By 1992 Tait was ranked No 1 on the world standings, a position he maintained almost throughout the decade. He and Messiah took the individual bronze medal at the Barcelona Olympics, going clear in the show-jumping round to pip his team-mate Vicky Latta for third place. The bronze was a special feat because after the dressage section Tait had been placed only 69th.
Tait was also part of the silver medal-winning New Zealand team at Barcelona, along with Andrew Nicholson and Latta (Mark Todd was in the team but was ineligible for a medal because he did not complete the event).

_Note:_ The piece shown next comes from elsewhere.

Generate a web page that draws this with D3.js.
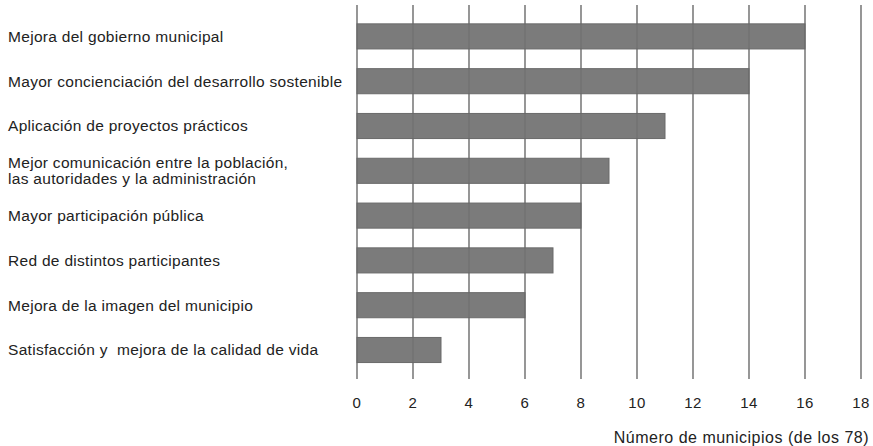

By then Tait, based in England full-time, was showing the Todd-like ability to ride a number of horses successfully, and he shone also with Tempo and Delta.
Tait’s greatest horse was probably Ready Teddy. The combination produced the Olympic individual gold medal at Atlanta in 1996 (they were listed as reserves and gained entry only when Todd’s Kayem was injured) and the world individual title in Rome in 1998. Tait and Ready Teddy also helped New Zealand to the world team title in 1998. Further, riding Chesterfield, Tait helped New Zealand to a team bronze medal at the 1996 Olympics.
Tait, a tenacious competitor but an extremely popular personality, won the Kentucky three-day event, on Welton Envoy, and Burghley twice, in 1998 and 2001, However, Badminton eluded him – three times he was runner-up.
Tait was awarded the Lonsdale Cup by the New Zealand Olympic Committee in 2001. He was the team flag-bearer at the 2000 Sydney Olympic Games. However, he did not enjoy the best of luck at Sydney. In the individual event, his horse, Welton Envoy, failed to complete the cross-country section, and in the teams event, Ready Teddy suffered the same fate.
Attending his fourth Olympics, Tait was 18th in the individual section at the 2004 Athens Olympics and helped New Zealand to fifth in the team section.
It was not an entirely satisfactory way to close out his Olympic career, but nevertheless Tait is one of only four New Zealanders to have won at least four Olympic medals.
After several years in retirement, Tait returned to competitive eventing in 2011 with the announced intention of trying to secure a place in the New Zealand team for the 2012 London Olympics.
He was a member of the New Zealand equestrian team that won the Halberg Award for Team of the Year in 1998. Other equestrian teams in which he was a member were Halberg team finalists in 1990, 1992 and 1996.